Do not include the pictures; repeat the rest of the data exactly.
(begin)
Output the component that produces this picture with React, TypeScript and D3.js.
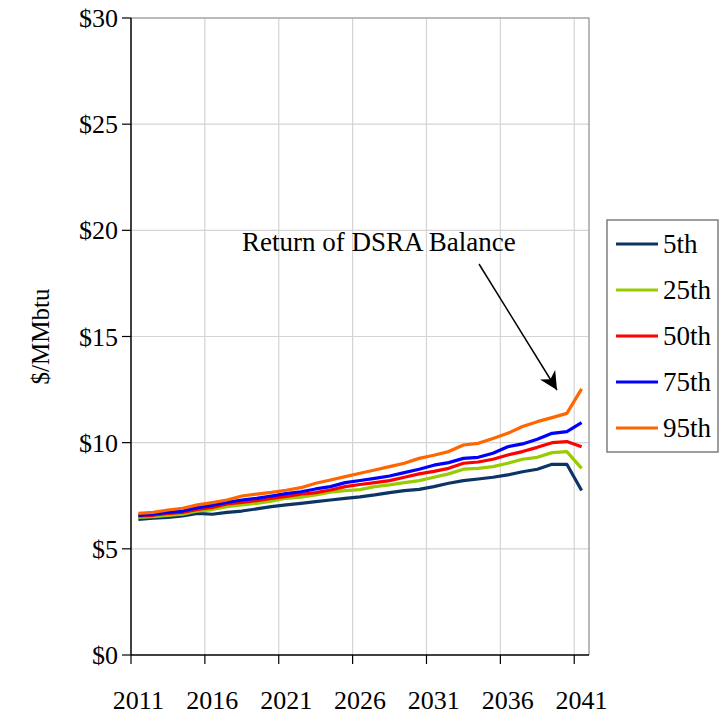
import React, { useEffect, useRef } from 'react';
import * as d3 from 'd3';

const years = d3.range(2011, 2042);
const tickYears = [2011, 2016, 2021, 2026, 2031, 2036, 2041];
const yTicks = [0, 5, 10, 15, 20, 25, 30];

const p5 = [6.39, 6.44, 6.48, 6.55, 6.67, 6.63, 6.72, 6.78, 6.88, 6.99, 7.07, 7.14, 7.22, 7.30, 7.38, 7.45, 7.54, 7.65, 7.74, 7.80, 7.93, 8.09, 8.21, 8.29, 8.37, 8.48, 8.63, 8.75, 8.98, 8.98, 7.75];
const p25 = [6.48, 6.52, 6.58, 6.63, 6.78, 6.85, 6.99, 7.07, 7.14, 7.25, 7.38, 7.43, 7.54, 7.67, 7.74, 7.79, 7.93, 8.01, 8.12, 8.21, 8.37, 8.53, 8.75, 8.79, 8.87, 9.03, 9.22, 9.31, 9.53, 9.58, 8.79];
const p50 = [6.55, 6.58, 6.67, 6.72, 6.86, 6.95, 7.11, 7.19, 7.27, 7.38, 7.47, 7.57, 7.65, 7.77, 7.93, 8.03, 8.12, 8.21, 8.37, 8.53, 8.65, 8.79, 9.03, 9.09, 9.22, 9.42, 9.58, 9.78, 10.0, 10.05, 9.81];
const p75 = [6.58, 6.63, 6.72, 6.78, 6.94, 7.05, 7.19, 7.30, 7.38, 7.49, 7.60, 7.69, 7.82, 7.93, 8.12, 8.22, 8.32, 8.43, 8.59, 8.75, 8.94, 9.06, 9.26, 9.31, 9.50, 9.81, 9.94, 10.16, 10.44, 10.52, 10.94];
const p95 = [6.67, 6.72, 6.83, 6.91, 7.07, 7.18, 7.30, 7.49, 7.58, 7.66, 7.76, 7.88, 8.09, 8.24, 8.40, 8.56, 8.71, 8.87, 9.03, 9.26, 9.41, 9.58, 9.89, 9.97, 10.2, 10.44, 10.76, 10.99, 11.18, 11.38, 12.53];

const seriesNames = ['5th', '25th', '50th', '75th', '95th'];
const seriesValues = [p5, p25, p50, p75, p95];
const seriesColors = ['#0b3564', '#99cc00', '#ff0000', '#0000ff', '#ff6600'];

const annotationText = 'Return of DSRA Balance';

const FONT = '"Liberation Serif", "Times New Roman", serif';

const App = () => {
    const ref = useRef<SVGSVGElement>(null);

    useEffect(() => {
        const svg = d3.select(ref.current);
        svg.selectAll('*').remove();

        const left = 131, right = 589, top = 18, bottom = 655;

        const x = d3.scaleBand<number>()
            .domain(years)
            .range([left, right])
            .paddingInner(0)
            .paddingOuter(0);
        const cx = (yr: number) => (x(yr) as number) + x.bandwidth() / 2;

        const y = d3.scaleLinear().domain([0, 30]).range([bottom, top]);

        // gridlines
        svg.append('g')
            .selectAll('line')
            .data(yTicks.filter(d => d > 0))
            .join('line')
            .attr('x1', left).attr('x2', right)
            .attr('y1', d => y(d)).attr('y2', d => y(d))
            .attr('stroke', '#d4d4d4').attr('stroke-width', 1.2);

        svg.append('g')
            .selectAll('line')
            .data(tickYears.slice(1))
            .join('line')
            .attr('x1', d => x(d) as number).attr('x2', d => x(d) as number)
            .attr('y1', top).attr('y2', bottom)
            .attr('stroke', '#d4d4d4').attr('stroke-width', 1.2);

        // plot border (top/right)
        svg.append('path')
            .attr('d', `M${left},${top}H${right}V${bottom}`)
            .attr('fill', 'none')
            .attr('stroke', '#8c8c8c')
            .attr('stroke-width', 1.2);

        // axes
        const yAxis = svg.append('g');
        yAxis.append('line')
            .attr('x1', left).attr('x2', left).attr('y1', top).attr('y2', bottom)
            .attr('stroke', '#000').attr('stroke-width', 1.5);
        yAxis.selectAll('line.tick')
            .data(yTicks)
            .join('line')
            .attr('class', 'tick')
            .attr('x1', left - 9).attr('x2', left)
            .attr('y1', d => y(d)).attr('y2', d => y(d))
            .attr('stroke', '#000').attr('stroke-width', 1.2);
        yAxis.selectAll('text')
            .data(yTicks)
            .join('text')
            .attr('x', left - 13)
            .attr('y', d => y(d))
            .attr('dy', '0.35em')
            .attr('text-anchor', 'end')
            .attr('font-family', FONT)
            .attr('font-size', 26)
            .text(d => `$${d}`);

        const xAxis = svg.append('g');
        xAxis.append('line')
            .attr('x1', left).attr('x2', right).attr('y1', bottom).attr('y2', bottom)
            .attr('stroke', '#000').attr('stroke-width', 1.5);
        xAxis.selectAll('line.tick')
            .data(tickYears)
            .join('line')
            .attr('class', 'tick')
            .attr('x1', d => x(d) as number).attr('x2', d => x(d) as number)
            .attr('y1', bottom).attr('y2', bottom + 9)
            .attr('stroke', '#000').attr('stroke-width', 1.2);
        xAxis.selectAll('text')
            .data(tickYears)
            .join('text')
            .attr('x', d => cx(d))
            .attr('y', 700)
            .attr('dy', '0.35em')
            .attr('text-anchor', 'middle')
            .attr('font-family', FONT)
            .attr('font-size', 26)
            .text(d => d);

        // y title
        svg.append('text')
            .attr('transform', `translate(40,${(top + bottom) / 2}) rotate(-90)`)
            .attr('dy', '0.35em')
            .attr('text-anchor', 'middle')
            .attr('font-family', FONT)
            .attr('font-size', 25)
            .text('$/MMbtu');

        // lines
        const line = d3.line<number>()
            .x((d, i) => cx(years[i]))
            .y(d => y(d));

        svg.append('g')
            .selectAll('path')
            .data(seriesValues)
            .join('path')
            .attr('fill', 'none')
            .attr('stroke', (d, i) => seriesColors[i])
            .attr('stroke-width', 3.2)
            .attr('stroke-linejoin', 'round')
            .attr('d', d => line(d));

        // annotation
        svg.append('defs').append('marker')
            .attr('id', 'arrowhead')
            .attr('viewBox', '0 0 10 10')
            .attr('refX', 10).attr('refY', 5)
            .attr('markerWidth', 18).attr('markerHeight', 18)
            .attr('markerUnits', 'userSpaceOnUse')
            .attr('orient', 'auto')
            .append('path')
            .attr('d', 'M0,0L10,5L0,10L3,5Z')
            .attr('fill', '#000');

        svg.append('text')
            .attr('x', 242)
            .attr('y', 251)
            .attr('font-family', FONT)
            .attr('font-size', 27)
            .text(annotationText);

        svg.append('line')
            .attr('x1', 479).attr('y1', 264)
            .attr('x2', 557).attr('y2', 390)
            .attr('stroke', '#000')
            .attr('stroke-width', 1.5)
            .attr('marker-end', 'url(#arrowhead)');

        // legend
        const legend = svg.append('g');
        legend.append('rect')
            .attr('x', 607).attr('y', 220)
            .attr('width', 111).attr('height', 232)
            .attr('fill', '#fff')
            .attr('stroke', '#7f7f7f')
            .attr('stroke-width', 1.5);
        const items = legend.selectAll('g')
            .data(seriesNames)
            .join('g')
            .attr('transform', (d, i) => `translate(0,${244 + i * 46})`);
        items.append('line')
            .attr('x1', 616).attr('x2', 658)
            .attr('stroke', (d, i) => seriesColors[i])
            .attr('stroke-width', 3.2);
        items.append('text')
            .attr('x', 663)
            .attr('dy', '0.35em')
            .attr('font-family', FONT)
            .attr('font-size', 27)
            .text(d => d);
    }, []);

    return (
        <svg
            ref={ref}
            width="726"
            height="714"
            style={{ position: 'absolute', left: 0, top: 0, background: '#fff' }}
        ></svg>
    );
};

export default App;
(end)
* [Reply to the task]
Output the component that produces this picture with React, TypeScript and D3.js.
import React, { useEffect, useRef } from 'react';
import * as d3 from 'd3';

const years = d3.range(2011, 2042);
const tickYears = [2011, 2016, 2021, 2026, 2031, 2036, 2041];
const yTicks = [0, 5, 10, 15, 20, 25, 30];

const p5 = [6.39, 6.44, 6.48, 6.55, 6.67, 6.63, 6.72, 6.78, 6.88, 6.99, 7.07, 7.14, 7.22, 7.30, 7.38, 7.45, 7.54, 7.65, 7.74, 7.80, 7.93, 8.09, 8.21, 8.29, 8.37, 8.48, 8.63, 8.75, 8.98, 8.98, 7.75];
const p25 = [6.48, 6.52, 6.58, 6.63, 6.78, 6.85, 6.99, 7.07, 7.14, 7.25, 7.38, 7.43, 7.54, 7.67, 7.74, 7.79, 7.93, 8.01, 8.12, 8.21, 8.37, 8.53, 8.75, 8.79, 8.87, 9.03, 9.22, 9.31, 9.53, 9.58, 8.79];
const p50 = [6.55, 6.58, 6.67, 6.72, 6.86, 6.95, 7.11, 7.19, 7.27, 7.38, 7.47, 7.57, 7.65, 7.77, 7.93, 8.03, 8.12, 8.21, 8.37, 8.53, 8.65, 8.79, 9.03, 9.09, 9.22, 9.42, 9.58, 9.78, 10.0, 10.05, 9.81];
const p75 = [6.58, 6.63, 6.72, 6.78, 6.94, 7.05, 7.19, 7.30, 7.38, 7.49, 7.60, 7.69, 7.82, 7.93, 8.12, 8.22, 8.32, 8.43, 8.59, 8.75, 8.94, 9.06, 9.26, 9.31, 9.50, 9.81, 9.94, 10.16, 10.44, 10.52, 10.94];
const p95 = [6.67, 6.72, 6.83, 6.91, 7.07, 7.18, 7.30, 7.49, 7.58, 7.66, 7.76, 7.88, 8.09, 8.24, 8.40, 8.56, 8.71, 8.87, 9.03, 9.26, 9.41, 9.58, 9.89, 9.97, 10.2, 10.44, 10.76, 10.99, 11.18, 11.38, 12.53];

const seriesNames = ['5th', '25th', '50th', '75th', '95th'];
const seriesValues = [p5, p25, p50, p75, p95];
const seriesColors = ['#0b3564', '#99cc00', '#ff0000', '#0000ff', '#ff6600'];

const annotationText = 'Return of DSRA Balance';

const FONT = '"Liberation Serif", "Times New Roman", serif';

const App = () => {
    const ref = useRef<SVGSVGElement>(null);

    useEffect(() => {
        const svg = d3.select(ref.current);
        svg.selectAll('*').remove();

        const left = 131, right = 589, top = 18, bottom = 655;

        const x = d3.scaleBand<number>()
            .domain(years)
            .range([left, right])
            .paddingInner(0)
            .paddingOuter(0);
        const cx = (yr: number) => (x(yr) as number) + x.bandwidth() / 2;

        const y = d3.scaleLinear().domain([0, 30]).range([bottom, top]);

        // gridlines
        svg.append('g')
            .selectAll('line')
            .data(yTicks.filter(d => d > 0))
            .join('line')
            .attr('x1', left).attr('x2', right)
            .attr('y1', d => y(d)).attr('y2', d => y(d))
            .attr('stroke', '#d4d4d4').attr('stroke-width', 1.2);

        svg.append('g')
            .selectAll('line')
            .data(tickYears.slice(1))
            .join('line')
            .attr('x1', d => x(d) as number).attr('x2', d => x(d) as number)
            .attr('y1', top).attr('y2', bottom)
            .attr('stroke', '#d4d4d4').attr('stroke-width', 1.2);

        // plot border (top/right)
        svg.append('path')
            .attr('d', `M${left},${top}H${right}V${bottom}`)
            .attr('fill', 'none')
            .attr('stroke', '#8c8c8c')
            .attr('stroke-width', 1.2);

        // axes
        const yAxis = svg.append('g');
        yAxis.append('line')
            .attr('x1', left).attr('x2', left).attr('y1', top).attr('y2', bottom)
            .attr('stroke', '#000').attr('stroke-width', 1.5);
        yAxis.selectAll('line.tick')
            .data(yTicks)
            .join('line')
            .attr('class', 'tick')
            .attr('x1', left - 9).attr('x2', left)
            .attr('y1', d => y(d)).attr('y2', d => y(d))
            .attr('stroke', '#000').attr('stroke-width', 1.2);
        yAxis.selectAll('text')
            .data(yTicks)
            .join('text')
            .attr('x', left - 13)
            .attr('y', d => y(d))
            .attr('dy', '0.35em')
            .attr('text-anchor', 'end')
            .attr('font-family', FONT)
            .attr('font-size', 26)
            .text(d => `$${d}`);

        const xAxis = svg.append('g');
        xAxis.append('line')
            .attr('x1', left).attr('x2', right).attr('y1', bottom).attr('y2', bottom)
            .attr('stroke', '#000').attr('stroke-width', 1.5);
        xAxis.selectAll('line.tick')
            .data(tickYears)
            .join('line')
            .attr('class', 'tick')
            .attr('x1', d => x(d) as number).attr('x2', d => x(d) as number)
            .attr('y1', bottom).attr('y2', bottom + 9)
            .attr('stroke', '#000').attr('stroke-width', 1.2);
        xAxis.selectAll('text')
            .data(tickYears)
            .join('text')
            .attr('x', d => cx(d))
            .attr('y', 700)
            .attr('dy', '0.35em')
            .attr('text-anchor', 'middle')
            .attr('font-family', FONT)
            .attr('font-size', 26)
            .text(d => d);

        // y title
        svg.append('text')
            .attr('transform', `translate(40,${(top + bottom) / 2}) rotate(-90)`)
            .attr('dy', '0.35em')
            .attr('text-anchor', 'middle')
            .attr('font-family', FONT)
            .attr('font-size', 25)
            .text('$/MMbtu');

        // lines
        const line = d3.line<number>()
            .x((d, i) => cx(years[i]))
            .y(d => y(d));

        svg.append('g')
            .selectAll('path')
            .data(seriesValues)
            .join('path')
            .attr('fill', 'none')
            .attr('stroke', (d, i) => seriesColors[i])
            .attr('stroke-width', 3.2)
            .attr('stroke-linejoin', 'round')
            .attr('d', d => line(d));

        // annotation
        svg.append('defs').append('marker')
            .attr('id', 'arrowhead')
            .attr('viewBox', '0 0 10 10')
            .attr('refX', 10).attr('refY', 5)
            .attr('markerWidth', 18).attr('markerHeight', 18)
            .attr('markerUnits', 'userSpaceOnUse')
            .attr('orient', 'auto')
            .append('path')
            .attr('d', 'M0,0L10,5L0,10L3,5Z')
            .attr('fill', '#000');

        svg.append('text')
            .attr('x', 242)
            .attr('y', 251)
            .attr('font-family', FONT)
            .attr('font-size', 27)
            .text(annotationText);

        svg.append('line')
            .attr('x1', 479).attr('y1', 264)
            .attr('x2', 557).attr('y2', 390)
            .attr('stroke', '#000')
            .attr('stroke-width', 1.5)
            .attr('marker-end', 'url(#arrowhead)');

        // legend
        const legend = svg.append('g');
        legend.append('rect')
            .attr('x', 607).attr('y', 220)
            .attr('width', 111).attr('height', 232)
            .attr('fill', '#fff')
            .attr('stroke', '#7f7f7f')
            .attr('stroke-width', 1.5);
        const items = legend.selectAll('g')
            .data(seriesNames)
            .join('g')
            .attr('transform', (d, i) => `translate(0,${244 + i * 46})`);
        items.append('line')
            .attr('x1', 616).attr('x2', 658)
            .attr('stroke', (d, i) => seriesColors[i])
            .attr('stroke-width', 3.2);
        items.append('text')
            .attr('x', 663)
            .attr('dy', '0.35em')
            .attr('font-family', FONT)
            .attr('font-size', 27)
            .text(d => d);
    }, []);

    return (
        <svg
            ref={ref}
            width="726"
            height="714"
            style={{ position: 'absolute', left: 0, top: 0, background: '#fff' }}
        ></svg>
    );
};

export default App;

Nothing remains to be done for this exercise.